Spy movies seem to be the one genre of film that keeps cranking out hits.
The newest spy flick, “The Man From U.N.C.L.E,” is no exception.
Most modern spy thrillers still contain the essential elements of a classic spy movie: a suave hero, a beautiful dame and enough covertness to keep the audience vested in the tale.
With the release of “The Man From U.N.C.L.E,” it seems a new form of spy narrative is in the works.
Part James Bond, part Pink Panther, “The Man From U.N.C.L.E” mixes all of the best elements of classic espionage films, but incorporates a satirical twist.
From the opening credits, the storyline unfolded at a rapid pace with a daring escape and car chase sequence.
Adding to the flick’s unique nature were dual protagonists, both with a talent for trouble.
First is Napoleon Solo, a suave American ex-con and CIA agent with the unique propensity for ending up in tricky situations.

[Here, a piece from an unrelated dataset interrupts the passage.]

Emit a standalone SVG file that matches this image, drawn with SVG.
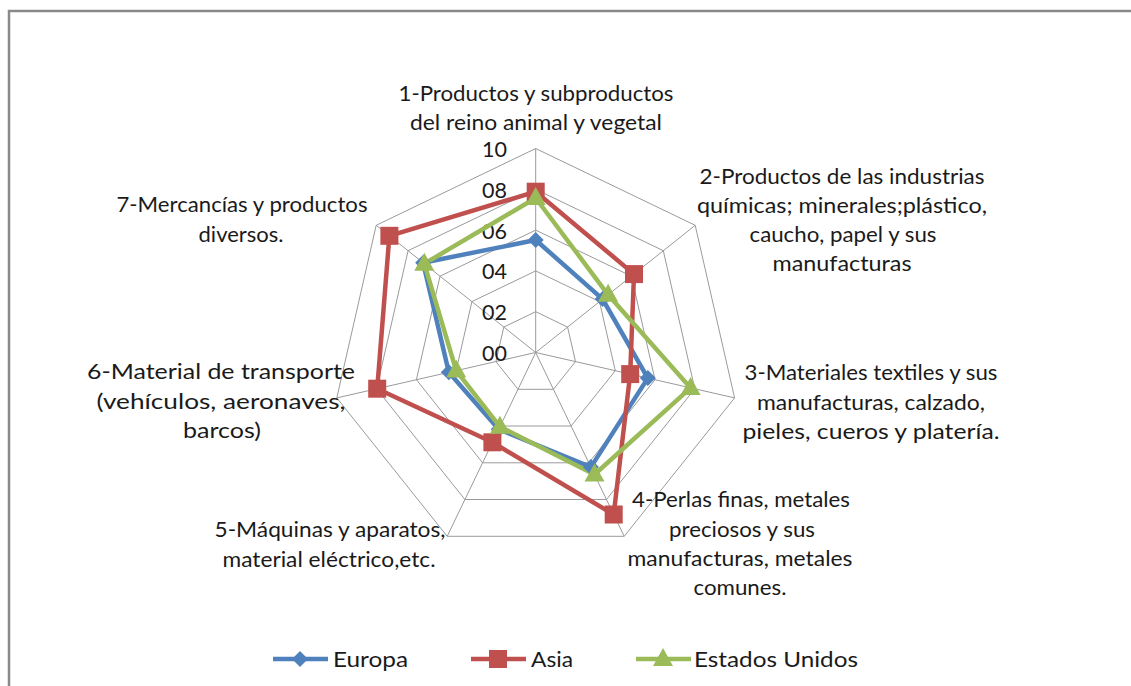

His counterpart is Illya Kuryakin, an overly-aggressive Soviet spy with an easy to flare temper.
The film centers on the two rivals working together, alongside the daughter of a nuclear physicist to defeat a criminal organization.
It is hard to muster negative feedback given its unique qualities, outstanding performances and highly satirical nature.
However, it did lack one component: a connection to its roots. The story is loosely based off the TV show “U.N.C.L.E.”
Though the film was a fresh take on the classic, it would have been nice to see an element paying tribute to the old show.
If you were planning on going to the movies this weekend, then the sardonically intense and invigorating, “The Man From U.N.C.L.E” is the perfect spy flick.